I am a Spanish major finishing up my Junior year at Cal State Long Beach. I am also working on minors in University Honors as well as TESOL (Teaching English for Speakers of Other Languages). This summer I will be in Costa Rica researching the origins of their growing child immigrant population and how the government is assisting their integration into the country through educational and other social programs. After receiving my Bachelor's Degree, I plan to do a Master's International Program (combining the Peace Corps and a Master's in Linguistics) while earning my Spanish teaching credential. I eventually would love to be teaching Spanish as well as ESL (English as a Second Language) for Spanish native speakers.
Education & Certification
Undergraduate Degree: California State University-Long Beach - Current Undergrad, Spanish
ACT Math: 30
ACT Reading: 31
SAT Verbal: 700
SAT Writing: 790
AP English Literature: 5
AP English Language: 5
AP US History: 4
AP World History: 5
AP U.S. Government & Politics: 5
AP Psychology: 5
SAT Subject Test in Literature: 730
SAT Subject Test in U.S. History: 740
I love animals, coloring books, learning and speaking Spanish, singing, exercising and traveling
Q & A
What is your teaching philosophy?
Every student has the ability to learn and understand new and/or difficult material. It is the teacher's job to communicate the information in the best way possible for each individual student because everyone learns in different ways and has unique strengths.
What might you do in a typical first session with a student?
In a first session, it's important that the student and I discuss their current level/understanding of the subject in question and what their specific goals are for themselves moving forward.
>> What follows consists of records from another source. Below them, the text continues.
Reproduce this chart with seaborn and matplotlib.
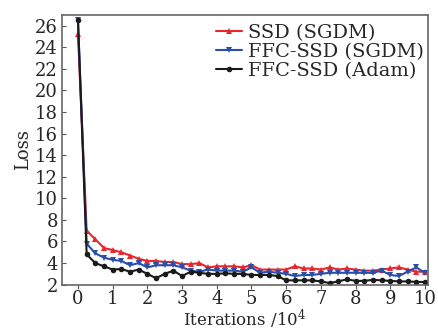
import seaborn as sns
import pandas as pd
import numpy as np
import matplotlib
matplotlib.use("Agg")
import matplotlib.pyplot as plt

iters = [0, 0.25, 0.5, 0.75, 1.0, 1.25, 1.5, 1.75, 2.0, 2.25, 2.5, 2.75,
         3.0, 3.25, 3.5, 3.75, 4.0, 4.25, 4.5, 4.75, 5.0, 5.25, 5.5, 5.75,
         6.0, 6.25, 6.5, 6.75, 7.0, 7.25, 7.5, 7.75, 8.0, 8.25, 8.5, 8.75,
         9.0, 9.25, 9.5, 9.75, 10.0]

ssd_sgdm = [25.2, 7.0, 6.2, 5.4, 5.2, 5.0, 4.7, 4.4, 4.2, 4.2, 4.1, 4.1,
            3.9, 3.9, 4.0, 3.6, 3.7, 3.7, 3.7, 3.6, 3.8, 3.4, 3.4, 3.4,
            3.4, 3.7, 3.5, 3.5, 3.4, 3.6, 3.4, 3.5, 3.4, 3.3, 3.3, 3.4,
            3.5, 3.6, 3.4, 3.2, 3.2]
ffc_sgdm = [26.5, 5.8, 4.9, 4.5, 4.3, 4.2, 3.8, 4.0, 3.6, 3.8, 3.8, 3.8,
            3.6, 3.3, 3.2, 3.4, 3.3, 3.3, 3.3, 3.2, 3.6, 3.1, 3.2, 3.1,
            3.0, 2.8, 2.9, 2.9, 3.0, 3.1, 3.1, 3.1, 3.1, 3.1, 3.1, 3.3,
            2.9, 2.8, 3.2, 3.6, 3.1]
ffc_adam = [26.5, 4.8, 4.0, 3.7, 3.4, 3.45, 3.2, 3.4, 3.0, 2.6, 3.0, 3.3,
            2.8, 3.2, 3.1, 3.0, 3.0, 3.05, 3.0, 3.0, 2.9, 2.9, 2.9, 2.8,
            2.4, 2.4, 2.4, 2.4, 2.3, 2.15, 2.3, 2.5, 2.35, 2.35, 2.45, 2.4,
            2.35, 2.3, 2.3, 2.25, 2.25]

names = ["SSD (SGDM)", "FFC-SSD (SGDM)", "FFC-SSD (Adam)"]
colors = ["#e8262d", "#2a4fa8", "#1a1a1a"]
markers = ["^", "v", "o"]

df = pd.DataFrame({
    "iter": iters * 3,
    "loss": ssd_sgdm + ffc_sgdm + ffc_adam,
    "model": [names[0]] * len(iters) + [names[1]] * len(iters) + [names[2]] * len(iters),
})

sns.set_style("ticks")
plt.rcParams["font.family"] = ["DejaVu Serif"]
plt.rcParams["mathtext.fontset"] = "dejavuserif"

fig = plt.figure(figsize=(4.38, 3.31), dpi=100)
ax = fig.add_axes([0.1416, 0.14, 0.835, 0.815])

sns.lineplot(data=df, x="iter", y="loss", hue="model", style="model",
             palette=colors, markers=markers, dashes=False, markersize=4,
             markeredgewidth=0, linewidth=1.5, ax=ax)

ax.set_xlim(-0.46, 10.08)
ax.set_ylim(2, 27)
ax.set_xticks(range(0, 11))
ax.set_yticks(range(2, 27, 2))
ax.tick_params(axis="y", direction="in", labelsize=13, length=3, pad=3, color="#555555")
ax.tick_params(axis="x", direction="out", labelsize=13, length=3, pad=1, color="#555555")
for s in ax.spines.values():
    s.set_color("#666666")
    s.set_linewidth(1.2)

ax.set_xlabel("Iterations /10$^4$", fontsize=12, labelpad=0)
ax.set_ylabel("Loss", fontsize=13, labelpad=2)

ax.legend(loc="upper right", bbox_to_anchor=(1.02, 1.01), frameon=False,
          fontsize=14, handlelength=1.3, labelspacing=0.05, handletextpad=0.3,
          borderaxespad=0.2)

fig.savefig("out.png", dpi=100)
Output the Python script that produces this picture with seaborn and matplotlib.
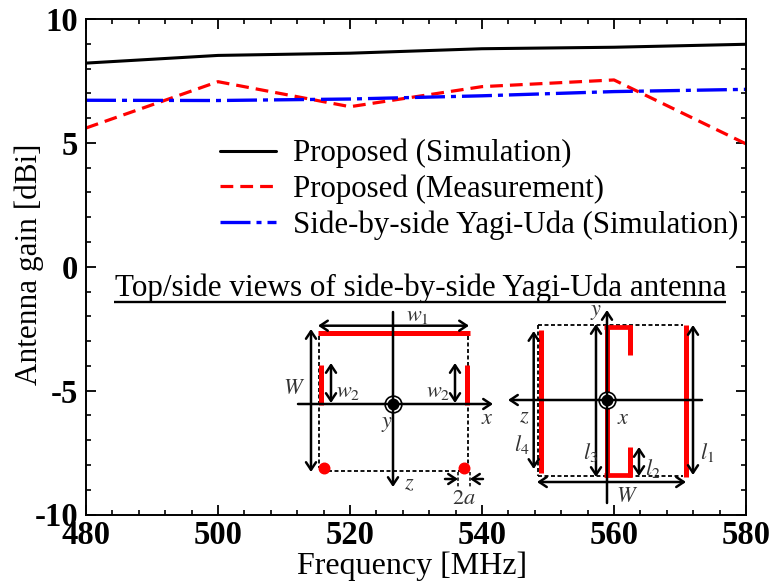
import matplotlib
matplotlib.use("Agg")
import matplotlib.pyplot as plt
import pandas as pd
import seaborn as sns

# Values
freq = [480, 500, 520, 540, 560, 580]
sim_gain = [8.22, 8.53, 8.62, 8.80, 8.86, 8.98]
meas_gain = [5.6, 7.47, 6.46, 7.27, 7.54, 4.96]
yagi_gain = [6.72, 6.71, 6.77, 6.9, 7.07, 7.16]
x_ticks = [480, 500, 520, 540, 560, 580]
y_ticks = [-10, -5, 0, 5, 10]
y_labels = ["-10", "-5", "0", "5", "10"]

sns.set_theme(style="ticks")
plt.rcParams["font.family"] = ["Liberation Serif", "DejaVu Serif"]
plt.rcParams["mathtext.fontset"] = "stix"
plt.rcParams["text.color"] = "black"
plt.rcParams["axes.labelcolor"] = "black"
plt.rcParams["xtick.color"] = "black"
plt.rcParams["ytick.color"] = "black"
plt.rcParams["axes.edgecolor"] = "black"

W, H = 775, 583
fig = plt.figure(figsize=(W / 100, H / 100), dpi=100)
ax = fig.add_axes([86 / W, 1 - 514.5 / H, 660 / W, 495.5 / H])

df = pd.DataFrame({"freq": freq, "sim": sim_gain, "meas": meas_gain, "yagi": yagi_gain})
sns.lineplot(data=df, x="freq", y="sim", color="black", lw=2.2, ax=ax, label="Proposed (Simulation)")
sns.lineplot(data=df, x="freq", y="meas", color="red", lw=2.3, ax=ax, label="Proposed (Measurement)",
             linestyle=(0, (4, 2.2)))
sns.lineplot(data=df, x="freq", y="yagi", color="blue", lw=2.4, ax=ax, label="Side-by-side Yagi-Uda (Simulation)",
             linestyle=(0, (9, 1.8, 1.5, 1.8)))

ax.set_xlim(480, 580)
ax.set_ylim(-10, 10)
ax.set_xticks(x_ticks)
ax.set_yticks(y_ticks)
ax.set_yticklabels(y_labels)
ax.set_xticks(range(480, 581, 4), minor=True)
ax.set_yticks(range(-10, 11, 1), minor=True)
ax.tick_params(which="major", direction="in", length=7, width=1.3, top=True, right=True)
ax.tick_params(which="minor", direction="in", length=3.6, width=1.2, top=True, right=True)
ax.tick_params(axis="x", which="major", pad=4)
ax.tick_params(axis="y", which="major", pad=5.5)
for lab in ax.get_xticklabels() + ax.get_yticklabels():
    lab.set_fontsize(23.5)
    lab.set_fontweight("bold")
for s in ax.spines.values():
    s.set_linewidth(1.4)
ax.set_xlabel("Frequency [MHz]", fontsize=23)
ax.set_ylabel("Antenna gain [dBi]", fontsize=22.5)
ax.xaxis.set_label_coords(0.494, -0.075)
ax.yaxis.set_label_coords(-0.064, 0.505)

ax.legend(loc="upper left", bbox_to_anchor=(0.203, 0.758), frameon=False, fontsize=22.25,
          handlelength=1.8, handletextpad=0.55, labelspacing=0.2, borderpad=0, borderaxespad=0)

# Overlay in pixel coordinates for the antenna sketch
ov = fig.add_axes([0, 0, 1, 1])
ov.set_xlim(0, W)
ov.set_ylim(H, 0)
ov.axis("off")
ov.patch.set_alpha(0)


def line(x0, y0, x1, y1, c="black", lw=1.8, ls="-"):
    ov.plot([x0, x1], [y0, y1], color=c, lw=lw, ls=ls, solid_capstyle="butt")


def arrow(x0, y0, x1, y1, style="->"):
    ov.annotate("", xy=(x1, y1), xytext=(x0, y0),
                arrowprops=dict(arrowstyle=style + ",head_width=0.3,head_length=0.45", color="black",
                                lw=1.8, shrinkA=0, shrinkB=0))


def label(x, y, s, size=16):
    ov.text(x, y, s, fontsize=size, ha="center", va="center", color="#333333")


def target(x, y):
    ov.plot([x], [y], "o", ms=12, mfc="white", mec="black", mew=1.2)
    ov.plot([x], [y], "o", ms=7.5, color="black")


ov.text(420.5, 288, "Top/side views of side-by-side Yagi-Uda antenna", fontsize=22.4,
        ha="center", va="center", color="black")
line(114, 302, 726, 302, lw=1.7)

dash = (0, (2.2, 1.4))
# left view
line(319, 336, 319, 468, lw=1.3, ls=dash)
line(468, 336, 468, 468, lw=1.3, ls=dash)
line(328, 471, 460, 471, lw=1.3, ls=dash)
line(458, 472, 458, 487, lw=1.1, ls=dash)
line(470, 472, 470, 487, lw=1.1, ls=dash)
line(318, 333, 470, 333, c="red", lw=3.6)
line(320.5, 365, 320.5, 405, c="red", lw=3.6)
line(466.5, 365, 466.5, 405, c="red", lw=3.6)
ov.plot([323.7, 464], [467.7, 467.7], "o", color="red", ms=7.6, ls="none")
arrow(318, 325.7, 469, 325.7, "<->")
arrow(311, 329, 311, 472, "<->")
arrow(331, 363, 331, 403, "<->")
arrow(455, 363, 455, 403, "<->")
arrow(393, 312, 393, 487)
arrow(298, 404, 493, 404)
arrow(445, 479, 458, 479)
arrow(483, 479, 470, 479)
target(393, 404)
label(417, 316, "$w_1$")
label(348, 393, "$w_2$")
label(438, 392, "$w_2$")
label(294, 390, "$W$")
label(387, 425, "$y$")
label(487, 420, "$x$")
label(409, 485, "$z$")
label(464, 499, "$2a$")

# right view
line(538, 325, 683, 325, lw=1.3, ls=dash)
line(538, 476, 683, 476, lw=1.3, ls=dash)
line(538, 325, 538, 476, lw=1.3, ls=dash)
line(540.5, 330, 540.5, 473, c="red", lw=3.6)
line(685.5, 325, 685.5, 477, c="red", lw=3.6)
line(606.5, 325, 606.5, 477, c="red", lw=3.6)
line(604, 327, 632, 327, c="red", lw=3.4)
line(604, 474.5, 632, 474.5, c="red", lw=3.4)
line(629.5, 325, 629.5, 355, c="red", lw=3.6)
line(629.5, 447, 629.5, 477, c="red", lw=3.6)
arrow(533.7, 331, 533.7, 469, "<->")
arrow(596, 324, 596, 477, "<->")
arrow(693, 325, 693, 475, "<->")
arrow(639, 447, 639, 476, "<->")
arrow(537, 482, 686, 482, "<->")
arrow(607, 503, 607, 310)
arrow(702, 400, 508, 400)
target(607, 400)
label(596, 312, "$y$")
label(623, 419, "$x$")
label(524, 418, "$z$")
label(522, 445, "$l_4$")
label(590, 453, "$l_3$")
label(653, 468, "$l_2$")
label(707, 453, "$l_1$")
label(627, 497, "$W$")

fig.savefig("out.png", dpi=100, facecolor="white")
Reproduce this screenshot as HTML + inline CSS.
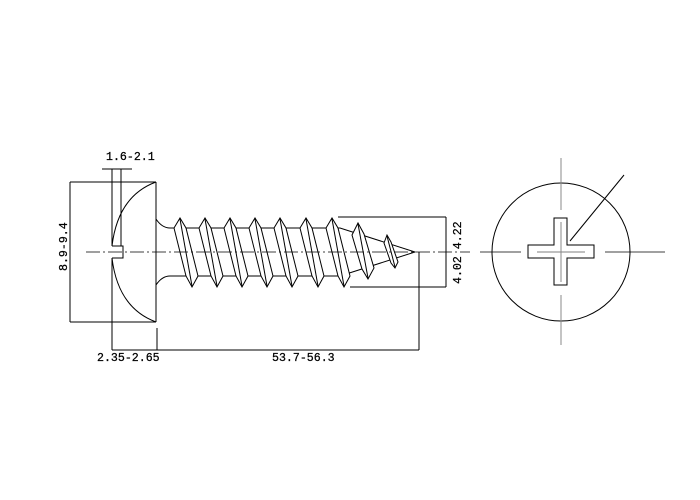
<!DOCTYPE html>
<html><head><style>body{margin:0;background:#fff}svg{display:block}</style></head>
<body>
<svg width="700" height="500" viewBox="0 0 700 500" xmlns="http://www.w3.org/2000/svg" font-family="Liberation Mono, monospace" font-size="11.6">
<rect width="700" height="500" fill="#fff"/>
<g fill="none" stroke="#000" stroke-width="1">
<line x1="70" y1="182" x2="156" y2="182"/>
<line x1="70" y1="322" x2="156" y2="322"/>
<line x1="70" y1="182" x2="70" y2="322"/>
<line x1="156" y1="182" x2="156" y2="322"/>
<path d="M156,182 Q118,196 112,246"/>
<path d="M112,258 Q118,308 156,322"/>
<path d="M112,246 H123 V258 H112"/>
<line x1="102" y1="169" x2="132" y2="169"/>
<line x1="112" y1="169" x2="112" y2="246"/>
<line x1="121" y1="169" x2="121" y2="246"/>
<line x1="112" y1="258" x2="112" y2="350"/>
<line x1="157" y1="328" x2="157" y2="350"/>
<line x1="112" y1="350" x2="419" y2="350"/>
<line x1="419" y1="252" x2="419" y2="350"/>
<line x1="338" y1="217" x2="446" y2="217"/>
<line x1="350" y1="287" x2="446" y2="287"/>
<line x1="446" y1="217" x2="446" y2="287"/>
<path d="M156,219 Q162,228 170,228 H340 L415,252 L340,276 H170 Q162,276 156,285"/>
</g>
<g fill="#fff" stroke="#000" stroke-width="1">
<g id="t">
<polygon points="174,228 180,218 186,228 198,276 192,287 186,276"/>
<line x1="180" y1="219" x2="192" y2="286"/>
</g>
<use href="#t" x="25"/><use href="#t" x="50"/><use href="#t" x="75"/><use href="#t" x="100"/><use href="#t" x="126"/><use href="#t" x="152"/>
<polygon points="352,235 358,223 364,234 374,268 368,279 362,269"/>
<line x1="358" y1="224" x2="368" y2="278"/>
<polygon points="384,243 387,235 391,242 398,262 395,268 391,263"/>
<line x1="387" y1="236" x2="395" y2="267"/>
</g>
<line x1="86" y1="252" x2="470" y2="252" stroke="#000" stroke-width="0.7" stroke-dasharray="14,3,2,3"/>
<g fill="none" stroke="#000">
<circle cx="561" cy="252" r="69"/>
<path d="M554,218 H567 V245 H594 V258 H567 V285 H554 V258 H528 V245 H554 Z" fill="#fff"/>
<line x1="570" y1="241" x2="624" y2="175"/>
<line x1="480" y1="252" x2="521" y2="252" stroke-width="0.8"/>
<line x1="537" y1="252" x2="585" y2="252" stroke-width="0.6"/>
<line x1="605" y1="252" x2="665" y2="252" stroke-width="0.8"/>
</g>
<g stroke="#888" stroke-width="1">
<line x1="561" y1="158" x2="561" y2="210"/>
<line x1="561" y1="222" x2="561" y2="282"/>
<line x1="561" y1="295" x2="561" y2="345"/>
</g>
<g fill="#000" stroke="#000" stroke-width="0.25">
<text x="106" y="160">1.6-2.1</text>
<text x="97" y="361">2.35-2.65</text>
<text x="272" y="361">53.7-56.3</text>
<text transform="translate(67,271) rotate(-90)">8.9-9.4</text>
<text transform="translate(461,284) rotate(-90)">4.02 4.22</text>
</g>
</svg>
</body></html>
I would also ask them what their interests and hobbies are, as well as how they learn best in order to get to know them better and be able to teach them in a relatable way.
How can you help a student become an independent learner?
The worst thing a tutor or teacher can do is to simply give a student the answers. A student can only truly learn and learn independently if they understand "the methods behind the madness," so to speak. While "how" is an important question, I am more interested in the "why." I believe that when students are taught to be inquisitive, they become better learners and thinkers.
How do you help students who are struggling with reading comprehension?
I would suggest that they annotate as they read; they should highlight, underline and make notes within the text. Interacting with the text improves understanding and memory of the text. It also helps to analyze each paragraph individually, (i.e. write down the key points and the main idea of each paragraph) so that by the end of the reading, you've already broken the text down into manageable chunks.